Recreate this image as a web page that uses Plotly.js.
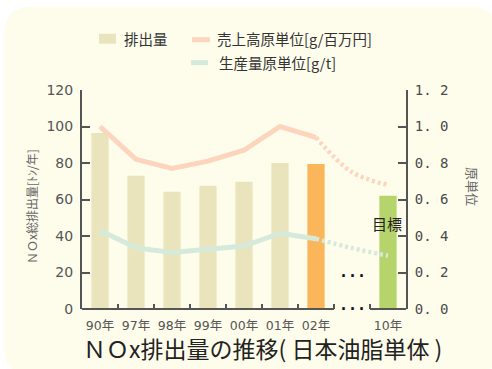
<!DOCTYPE html>
<html>
<head>
<meta charset="utf-8">
<script src="https://cdn.plot.ly/plotly-3.0.1.min.js"></script>
<style>
html,body{margin:0;padding:0;background:#ffffff;width:492px;height:369px;overflow:hidden;}
#panel{position:absolute;left:5px;top:7px;width:492px;height:368px;background:#FEFDEC;border-radius:22px;}
#chart{position:absolute;left:0;top:0;width:492px;height:369px;}
</style>
</head>
<body>
<div id="panel"></div>
<div id="chart"></div>
<script>
// ---- data ----
const categories = ['90年','97年','98年','99年','00年','01年','02年',' ','10年'];
const emissions = [96.5, 73, 64.3, 67.5, 69.7, 80, 79.4, null, 62];
const barColors = ['#E9E4BC','#E9E4BC','#E9E4BC','#E9E4BC','#E9E4BC','#E9E4BC','#FBB55B','#E9E4BC','#B6D46C'];
const salesCats = ['90年','97年','98年','99年','00年','01年','02年'];
const salesIntensity = [1.0, 0.82, 0.77, 0.81, 0.87, 1.0, 0.94];
const prodIntensity = [0.43, 0.335, 0.31, 0.33, 0.345, 0.415, 0.385];
const targetCats = ['02年',' ','10年'];
const salesTarget = [0.94, 0.75, 0.68];
const prodTarget = [0.385, 0.334, 0.292];
const leftTicks = [0,20,40,60,80,100,120];
const rightTickVals = [0,0.2,0.4,0.6,0.8,1.0,1.2];
const rightTickText = ['0. 0','0. 2','0. 4','0. 6','0. 8','1. 0','1. 2'];

const salmon = '#FDD5BD';
const mint = '#D5EADB';
const axisCol = '#555555';

const traces = [
  {type:'bar', x:categories, y:emissions, marker:{color:barColors}, width:0.48, hoverinfo:'skip', showlegend:false},
  {type:'scatter', mode:'lines', x:salesCats, y:salesIntensity, yaxis:'y2', line:{color:salmon, width:5}, showlegend:false},
  {type:'scatter', mode:'lines', x:salesCats, y:prodIntensity, yaxis:'y2', line:{color:mint, width:5}, showlegend:false},
  {type:'scatter', mode:'lines', x:targetCats, y:salesTarget, yaxis:'y2', line:{color:salmon, width:4.5, dash:'3px,3px', shape:'spline'}, showlegend:false},
  {type:'scatter', mode:'lines', x:targetCats, y:prodTarget, yaxis:'y2', line:{color:mint, width:4.5, dash:'3px,3px', shape:'spline'}, showlegend:false}
];

const L = 82, R = 406, T = 89.5, B = 309.5;
const W = R - L, H = B - T;
const px = v => (v - L) / W;
const py = v => (B - v) / H;

const tickFont = {family:'DejaVu Sans, Noto Sans CJK JP', size:14, color:axisCol};

const layout = {
  width:492, height:369,
  margin:{l:L, r:492-R, t:T, b:369-B, pad:0},
  paper_bgcolor:'rgba(0,0,0,0)',
  plot_bgcolor:'rgba(0,0,0,0)',
  showlegend:false,
  bargap:0.5,
  xaxis:{
    type:'category', categoryorder:'array', categoryarray:categories,
    range:[-0.5, 8.5], showline:false, showgrid:false, zeroline:false,
    ticks:'inside', ticklen:5, tickwidth:2, tickcolor:axisCol, tickson:'boundaries',
    tickangle:0, ticklabelstandoff:7,
    tickfont:{family:'DejaVu Sans, Noto Sans CJK JP', size:12.5, color:axisCol},
    fixedrange:true
  },
  yaxis:{
    range:[0,120], tickvals:leftTicks, showline:true, linecolor:axisCol, linewidth:2,
    ticks:'inside', ticklen:8, tickwidth:2, tickcolor:axisCol, showgrid:false, zeroline:false,
    tickfont:tickFont, ticklabelstandoff:4
  },
  yaxis2:{
    overlaying:'y', side:'right', range:[0,1.2], tickvals:rightTickVals, ticktext:rightTickText,
    showline:true, linecolor:axisCol, linewidth:2,
    ticks:'inside', ticklen:8, tickwidth:2, tickcolor:axisCol, showgrid:false, zeroline:false,
    tickfont:{family:'DejaVu Sans Mono', size:14, color:'#4a4a4a'}, ticklabelstandoff:4
  },
  shapes:[
    {type:'line', xref:'x', yref:'paper', x0:-0.5, x1:6.5, y0:0, y1:0, line:{color:axisCol, width:2}},
    {type:'line', xref:'x', yref:'paper', x0:7.5, x1:8.5, y0:0, y1:0, line:{color:axisCol, width:2}},
    // legend keys
    {type:'rect', xref:'paper', yref:'paper', x0:px(99), x1:px(116), y0:py(43), y1:py(33), fillcolor:'#E9E4BC', line:{width:0}},
    {type:'line', xref:'paper', yref:'paper', x0:px(192), x1:px(210), y0:py(39), y1:py(39), line:{color:salmon, width:5}},
    {type:'line', xref:'paper', yref:'paper', x0:px(191), x1:px(208), y0:py(62), y1:py(62), line:{color:mint, width:5}}
  ],
  annotations:[
    {xref:'paper', yref:'paper', x:px(122), y:py(38), xanchor:'left', yanchor:'middle', showarrow:false,
     text:'排出量', font:{family:'Noto Sans CJK JP', size:14.5, color:'#333'}},
    {xref:'paper', yref:'paper', x:px(215), y:py(38), xanchor:'left', yanchor:'middle', showarrow:false,
     text:'売上高原単位[g/百万円]', font:{family:'Noto Sans CJK JP', size:14.5, color:'#333'}},
    {xref:'paper', yref:'paper', x:px(217), y:py(62), xanchor:'left', yanchor:'middle', showarrow:false,
     text:'生産量原単位[g/t]', font:{family:'Noto Sans CJK JP', size:14.5, color:'#333'}},
    {xref:'paper', yref:'paper', x:px(32), y:py(207), xanchor:'center', yanchor:'middle', showarrow:false, textangle:-90,
     text:'ＮＯx総排出量[ﾄﾝ/年]', font:{family:'Noto Sans CJK JP', size:12, color:'#666'}},
    {xref:'paper', yref:'paper', x:px(473), y:py(186), xanchor:'center', yanchor:'middle', showarrow:false, textangle:90,
     text:'原単位', font:{family:'Noto Sans CJK JP', size:13, color:'#666'}},
    {xref:'paper', yref:'paper', x:px(262), y:py(349), xanchor:'center', yanchor:'middle', showarrow:false,
     text:'ＮＯx排出量の推移( 日本油脂単体 )', font:{family:'Noto Sans CJK JP', size:23, color:'#222'}},
    {xref:'paper', yref:'paper', x:px(387), y:py(224), xanchor:'center', yanchor:'middle', showarrow:false,
     text:'目標', font:{family:'Noto Sans CJK JP', size:15, color:'#222'}},
    {xref:'x', yref:'paper', x:7, y:py(272), xanchor:'center', yanchor:'middle', showarrow:false,
     text:'<b>...</b>', font:{family:'DejaVu Sans Mono', size:15, color:'#111'}},
    {xref:'x', yref:'paper', x:7, y:py(305), xanchor:'center', yanchor:'middle', showarrow:false,
     text:'<b>...</b>', font:{family:'DejaVu Sans Mono', size:15, color:'#111'}}
  ]
};

Plotly.newPlot('chart', traces, layout, {staticPlot:true, displayModeBar:false});
</script>
</body>
</html>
****
▸ **What is expected**
Leave out the pictures, then repeat the listing above exactly from its first line to the line with "const axisCol = '#555555';", inclusive.

▸ **Exercise output**
Recreate this image as a web page that uses Plotly.js.
<!DOCTYPE html>
<html>
<head>
<meta charset="utf-8">
<script src="https://cdn.plot.ly/plotly-3.0.1.min.js"></script>
<style>
html,body{margin:0;padding:0;background:#ffffff;width:492px;height:369px;overflow:hidden;}
#panel{position:absolute;left:5px;top:7px;width:492px;height:368px;background:#FEFDEC;border-radius:22px;}
#chart{position:absolute;left:0;top:0;width:492px;height:369px;}
</style>
</head>
<body>
<div id="panel"></div>
<div id="chart"></div>
<script>
// ---- data ----
const categories = ['90年','97年','98年','99年','00年','01年','02年',' ','10年'];
const emissions = [96.5, 73, 64.3, 67.5, 69.7, 80, 79.4, null, 62];
const barColors = ['#E9E4BC','#E9E4BC','#E9E4BC','#E9E4BC','#E9E4BC','#E9E4BC','#FBB55B','#E9E4BC','#B6D46C'];
const salesCats = ['90年','97年','98年','99年','00年','01年','02年'];
const salesIntensity = [1.0, 0.82, 0.77, 0.81, 0.87, 1.0, 0.94];
const prodIntensity = [0.43, 0.335, 0.31, 0.33, 0.345, 0.415, 0.385];
const targetCats = ['02年',' ','10年'];
const salesTarget = [0.94, 0.75, 0.68];
const prodTarget = [0.385, 0.334, 0.292];
const leftTicks = [0,20,40,60,80,100,120];
const rightTickVals = [0,0.2,0.4,0.6,0.8,1.0,1.2];
const rightTickText = ['0. 0','0. 2','0. 4','0. 6','0. 8','1. 0','1. 2'];

const salmon = '#FDD5BD';
const mint = '#D5EADB';
const axisCol = '#555555';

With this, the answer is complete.